Women's Pro Softball - It Really Happened

Reprint from Women’s FastPitch World

By Deborah Kozina

A crack of the bat, a yellow ball sailing 250 feet over a wall. Pork steak promotion nights. Autograph sessions at shopping malls. Ball clubs in the box scores one year, out entirely the next. Just a decade ago, all were part of the International Women’s Professional Softball Association (WPS). Women softball players were actually getting paid to play the game they loved.

Many of today’s younger players don’t know there was such a league, while older players remember scant details, almost always beginning with smiles and changing to grimaces. Pro softball was indeed a reality from 1976-79, but that reality was at times more illusionary than actual. In fact, there have been two women’s professional softball leagues in the last 40 years, the first being an attempt to entertain American during the trying times of World War II….

A press conference heralded the arrival of the new league – WPS – in January 1976 in Chicago.
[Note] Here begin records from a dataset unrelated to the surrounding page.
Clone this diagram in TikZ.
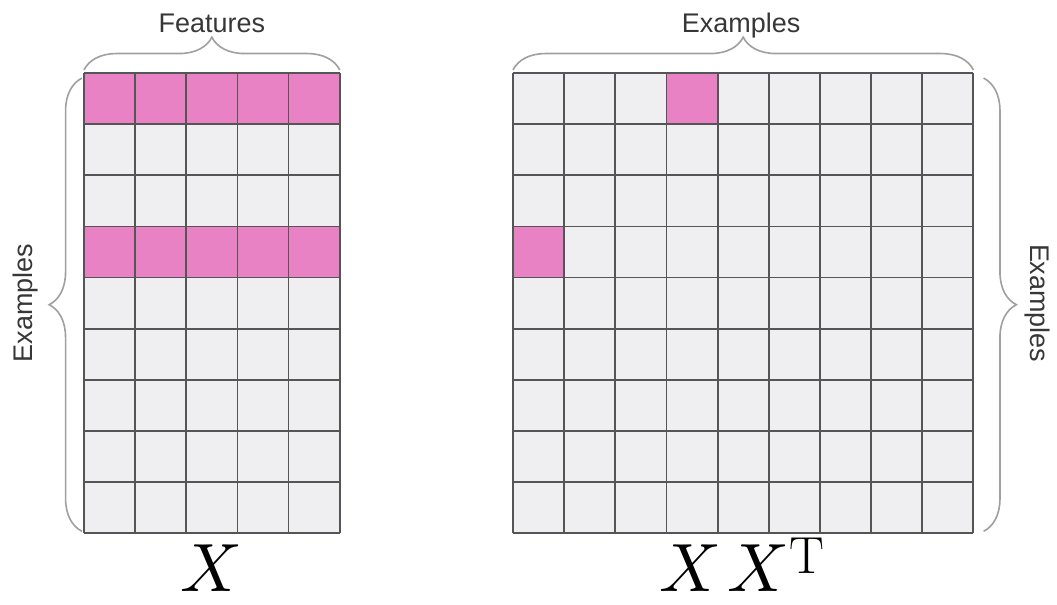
\documentclass[tikz,border=0pt]{standalone}
\usepackage{fontspec}
\usepackage{unicode-math}
\setsansfont{Liberation Sans}
\usetikzlibrary{decorations.pathreplacing}
\definecolor{cellpink}{RGB}{233,130,196}
\definecolor{cellgrey}{RGB}{239,239,242}
\definecolor{gridline}{RGB}{85,85,85}
\definecolor{bracegrey}{RGB}{160,160,160}
\definecolor{labelgrey}{RGB}{55,55,55}
\begin{document}
\begin{tikzpicture}[x=1cm,y=1cm,
  brc/.style={decorate,decoration={brace,amplitude=0.64cm},draw=bracegrey,line width=0.9pt},
  lbl/.style={font=\sffamily\fontsize{15}{18}\selectfont,text=labelgrey,inner sep=0pt},
  big/.style={font=\fontsize{38}{40}\selectfont,inner sep=0pt,anchor=base}]
  \useasboundingbox (0,0) rectangle (20.665,11.828);
  % left matrix X (5 features x 9 examples)
  \begin{scope}[shift={(1.642,1.401)}]
    \fill[cellgrey] (0,0) rectangle (5,9);
    \fill[cellpink] (0,8) rectangle (5,9);
    \fill[cellpink] (0,5) rectangle (5,6);
    \draw[gridline,line width=1pt] (0,0) grid (5,9);
    \coordinate (xsw) at (0,0);
    \coordinate (xnw) at (0,9);
    \coordinate (xne) at (5,9);
  \end{scope}
  % right matrix XX^T (9 x 9)
  \begin{scope}[shift={(10.03,1.401)}]
    \fill[cellgrey] (0,0) rectangle (9,9);
    \fill[cellpink] (3,8) rectangle (4,9);
    \fill[cellpink] (0,5) rectangle (1,6);
    \draw[gridline,line width=1pt] (0,0) grid (9,9);
    \coordinate (gsw) at (0,0);
    \coordinate (gnw) at (0,9);
    \coordinate (gne) at (9,9);
    \coordinate (gse) at (9,0);
  \end{scope}
  % braces
  \draw[brc] ([yshift=0.06cm]xnw) -- ([yshift=0.06cm]xne);
  \draw[brc] ([xshift=-0.04cm,yshift=0.04cm]xsw) -- ([xshift=-0.04cm,yshift=-0.1cm]xnw);
  \draw[brc] ([yshift=0.06cm]gnw) -- ([yshift=0.06cm]gne);
  \draw[brc] ([xshift=0.2cm,yshift=-0.1cm]gne) -- ([xshift=0.2cm,yshift=0.04cm]gse);
  % labels
  \node[lbl,anchor=base] (feat) at (4.142,11.20) {Features};
  \node[lbl,anchor=base] (exltop) at (14.49,11.20) {Examples};
  \node[lbl,anchor=base,rotate=90] (exleft) at (0.645,5.90) {Examples};
  \node[lbl,anchor=base,rotate=-90] (exright) at (20.14,5.90) {Examples};
  \node[big] (matx) at (4.12,0.254) {$X$};
  \node[big] (matxxt) at (14.5,0.254) {$X\mkern2mu X$\kern0.04cm\raisebox{0.37cm}{\fontsize{29}{29}\selectfont T}};
\end{tikzpicture}
\end{document}
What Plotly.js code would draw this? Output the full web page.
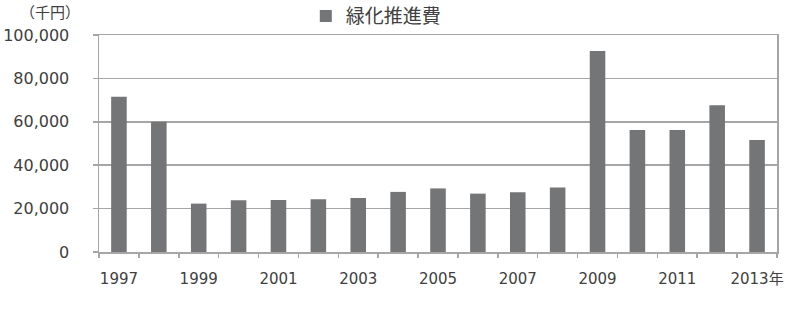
<!DOCTYPE html>
<html>
<head>
<meta charset="utf-8">
<script src="https://cdn.plot.ly/plotly-3.0.1.min.js"></script>
<style>html,body{margin:0;padding:0;background:#fff;}#chart{width:785px;height:312px;}</style>
</head>
<body>
<div id="chart"></div>
<script>
const years = [1997,1998,1999,2000,2001,2002,2003,2004,2005,2006,2007,2008,2009,2010,2011,2012,2013];
const values = [71600,60000,22300,23800,24000,24300,24900,27700,29300,26900,27500,29700,92600,56200,56200,67600,51600];
const labelYears = [1997,1999,2001,2003,2005,2007,2009,2011,2013];
const labelText = ['1997','1999','2001','2003','2005','2007','2009','2011','2013年'];
const seriesName = '緑化推進費';
const unitLabel = '（千円）';

const boundaries = years.map(y => y - 0.5).concat([years[years.length-1] + 0.5]);
const xr = [years[0] - 0.5, years[years.length-1] + 0.5];
const font = 'DejaVu Sans, Noto Sans CJK JP, sans-serif';
const txt = '#404040';

const data = [
  {type:'bar', x: years, y: values, name: seriesName, width: 0.39,
   marker:{color:'#747577'}, hoverinfo:'none'},
  {type:'scatter', x: xr, y:[0,0], xaxis:'x2', mode:'lines', line:{width:0},
   showlegend:false, hoverinfo:'none'}
];

const layout = {
  width:785, height:312,
  margin:{l:99, r:8, t:35, b:60, autoexpand:false},
  paper_bgcolor:'#fff', plot_bgcolor:'#fff',
  font:{family:font, color:txt, size:15},
  showlegend:true,
  legend:{orientation:'h', x:0.305, xanchor:'left', y:1.175, yanchor:'top',
          font:{size:19, family:'Noto Sans CJK JP, sans-serif', color:txt},
          bgcolor:'rgba(0,0,0,0)', itemwidth:30},
  xaxis:{range: xr, tickmode:'array', tickvals: labelYears, ticktext: labelText,
         ticks:'', ticklabelstandoff:12, showgrid:false, zeroline:false,
         showline:true, linecolor:'#a6a6a6', linewidth:1.5, mirror:true,
         tickfont:{size:15, family:font, color:txt}},
  xaxis2:{range: xr, overlaying:'x', anchor:'y', side:'bottom', tickmode:'array',
          tickvals: boundaries, ticks:'outside', ticklen:5, tickcolor:'#a6a6a6',
          tickwidth:1.5, showticklabels:false, showgrid:false, zeroline:false,
          showline:false},
  yaxis:{range:[0,100000], tickmode:'array', tickvals:[0,20000,40000,60000,80000,100000],
         ticktext:['0','20,000','40,000','60,000','80,000','100,000'],
         ticks:'outside', ticklen:5, tickcolor:'#a6a6a6', tickwidth:1.5,
         ticklabelstandoff:20,
         showgrid:true, gridcolor:'#a6a6a6', gridwidth:1.5, zeroline:false,
         showline:true, linecolor:'#a6a6a6', linewidth:1.5, mirror:true,
         tickfont:{size:16, family:font, color:txt}},
  annotations:[{text: unitLabel, xref:'paper', yref:'paper', x:-0.12, y:1.165,
                xanchor:'left', yanchor:'top', showarrow:false,
                font:{size:15, family:'Noto Sans CJK JP, sans-serif', color:txt}}]
};

Plotly.newPlot('chart', data, layout, {staticPlot:true, displayModeBar:false});
</script>
</body>
</html>
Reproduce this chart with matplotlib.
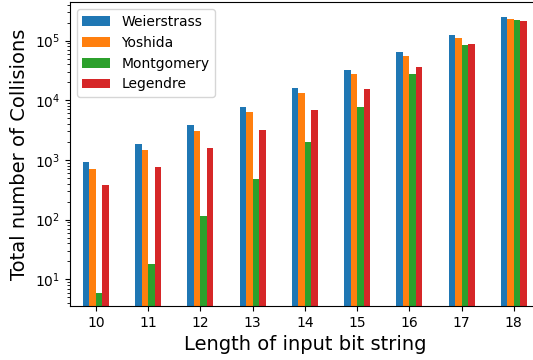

Its founding was announced by tennis pro Billie Jean King, League Commissioner Dennis Murphy and the owner of the Chicago Ravens franchise, Fred Huebner. “We plan to broaden the horizons of this exciting sport even further by establishing professional teams throughout the world,” read Murphy’s statement in the league’s first promotional brochure. “For the players we plan to offer an opportunity to play under the best possible conditions including many personal and professional benefits they do not now possess.”

The league promised more than the “best possible conditions” and “personal and professional benefits.” “With the advent of IWPS, the game is being taken out of the “back lot” and established as one of the most exciting innovations to hit the professional sports world in the last decade,” the league brochure read. Realizing the hopes and dreams of amateur athletes and professional entrepreneurs may have appeared simple. It wasn’t. The finagling and business maneuvering necessary to bring an amateur sport to pro status evoked controversy that is still remembered today.